* **Work to complete**
Please quote exactly the opening lines of the data, from the first line to the one where "gold_start, gold_end = 90 - sweep, 90" appears.
Start Dataset extract
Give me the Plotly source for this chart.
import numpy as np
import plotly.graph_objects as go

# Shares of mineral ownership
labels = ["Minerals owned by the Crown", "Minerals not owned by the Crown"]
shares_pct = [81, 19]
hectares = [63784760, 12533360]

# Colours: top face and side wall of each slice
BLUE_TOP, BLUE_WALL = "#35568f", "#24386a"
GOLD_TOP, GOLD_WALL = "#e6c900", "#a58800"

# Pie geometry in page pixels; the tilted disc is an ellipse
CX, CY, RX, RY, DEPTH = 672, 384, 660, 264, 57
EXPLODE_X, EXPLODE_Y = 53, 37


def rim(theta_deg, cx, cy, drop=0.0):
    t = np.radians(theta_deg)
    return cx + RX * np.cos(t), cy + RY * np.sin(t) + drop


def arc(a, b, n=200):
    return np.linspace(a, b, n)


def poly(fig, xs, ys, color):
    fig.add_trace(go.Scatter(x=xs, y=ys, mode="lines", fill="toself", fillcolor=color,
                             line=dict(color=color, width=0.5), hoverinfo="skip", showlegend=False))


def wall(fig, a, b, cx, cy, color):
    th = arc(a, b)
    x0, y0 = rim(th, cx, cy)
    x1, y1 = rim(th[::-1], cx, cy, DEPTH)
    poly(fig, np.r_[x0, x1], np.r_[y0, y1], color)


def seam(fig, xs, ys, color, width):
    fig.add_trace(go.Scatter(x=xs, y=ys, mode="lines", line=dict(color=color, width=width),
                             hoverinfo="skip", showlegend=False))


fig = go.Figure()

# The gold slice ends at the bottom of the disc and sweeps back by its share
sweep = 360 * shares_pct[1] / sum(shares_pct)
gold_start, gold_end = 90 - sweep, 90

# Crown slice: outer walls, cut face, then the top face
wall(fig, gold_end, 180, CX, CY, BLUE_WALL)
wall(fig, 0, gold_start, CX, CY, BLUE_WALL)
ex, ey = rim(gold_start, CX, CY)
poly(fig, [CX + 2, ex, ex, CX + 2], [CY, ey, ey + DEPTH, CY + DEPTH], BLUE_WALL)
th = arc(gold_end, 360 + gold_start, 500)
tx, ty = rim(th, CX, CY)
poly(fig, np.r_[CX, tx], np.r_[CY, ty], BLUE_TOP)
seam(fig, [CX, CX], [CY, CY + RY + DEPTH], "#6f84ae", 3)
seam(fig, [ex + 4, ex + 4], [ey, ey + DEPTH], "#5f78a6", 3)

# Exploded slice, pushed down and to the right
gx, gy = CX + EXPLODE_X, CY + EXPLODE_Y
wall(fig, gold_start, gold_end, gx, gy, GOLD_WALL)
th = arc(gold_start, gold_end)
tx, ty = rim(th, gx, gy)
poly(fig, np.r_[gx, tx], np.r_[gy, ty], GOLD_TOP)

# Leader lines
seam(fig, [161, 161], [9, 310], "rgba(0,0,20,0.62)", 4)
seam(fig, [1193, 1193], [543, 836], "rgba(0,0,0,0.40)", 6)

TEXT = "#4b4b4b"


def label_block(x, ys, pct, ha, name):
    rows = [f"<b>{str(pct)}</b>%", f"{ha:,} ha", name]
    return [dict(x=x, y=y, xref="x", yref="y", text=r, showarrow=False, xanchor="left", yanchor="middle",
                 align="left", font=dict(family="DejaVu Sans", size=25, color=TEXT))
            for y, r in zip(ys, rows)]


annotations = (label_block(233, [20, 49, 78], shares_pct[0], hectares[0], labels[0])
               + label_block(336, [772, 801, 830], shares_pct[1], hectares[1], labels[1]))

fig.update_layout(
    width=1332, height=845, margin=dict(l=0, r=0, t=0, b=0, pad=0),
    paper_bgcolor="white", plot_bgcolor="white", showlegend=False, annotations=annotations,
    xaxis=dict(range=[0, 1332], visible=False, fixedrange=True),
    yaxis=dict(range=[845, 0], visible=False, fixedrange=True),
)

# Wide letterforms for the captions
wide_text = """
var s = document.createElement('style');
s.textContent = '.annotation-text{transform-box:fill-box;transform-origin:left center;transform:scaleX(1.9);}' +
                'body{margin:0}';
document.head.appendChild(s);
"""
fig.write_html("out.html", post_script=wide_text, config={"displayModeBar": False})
End Dataset extract
* **Correct response**
Give me the Plotly source for this chart.
import numpy as np
import plotly.graph_objects as go

# Shares of mineral ownership
labels = ["Minerals owned by the Crown", "Minerals not owned by the Crown"]
shares_pct = [81, 19]
hectares = [63784760, 12533360]

# Colours: top face and side wall of each slice
BLUE_TOP, BLUE_WALL = "#35568f", "#24386a"
GOLD_TOP, GOLD_WALL = "#e6c900", "#a58800"

# Pie geometry in page pixels; the tilted disc is an ellipse
CX, CY, RX, RY, DEPTH = 672, 384, 660, 264, 57
EXPLODE_X, EXPLODE_Y = 53, 37


def rim(theta_deg, cx, cy, drop=0.0):
    t = np.radians(theta_deg)
    return cx + RX * np.cos(t), cy + RY * np.sin(t) + drop


def arc(a, b, n=200):
    return np.linspace(a, b, n)


def poly(fig, xs, ys, color):
    fig.add_trace(go.Scatter(x=xs, y=ys, mode="lines", fill="toself", fillcolor=color,
                             line=dict(color=color, width=0.5), hoverinfo="skip", showlegend=False))


def wall(fig, a, b, cx, cy, color):
    th = arc(a, b)
    x0, y0 = rim(th, cx, cy)
    x1, y1 = rim(th[::-1], cx, cy, DEPTH)
    poly(fig, np.r_[x0, x1], np.r_[y0, y1], color)


def seam(fig, xs, ys, color, width):
    fig.add_trace(go.Scatter(x=xs, y=ys, mode="lines", line=dict(color=color, width=width),
                             hoverinfo="skip", showlegend=False))


fig = go.Figure()

# The gold slice ends at the bottom of the disc and sweeps back by its share
sweep = 360 * shares_pct[1] / sum(shares_pct)
gold_start, gold_end = 90 - sweep, 90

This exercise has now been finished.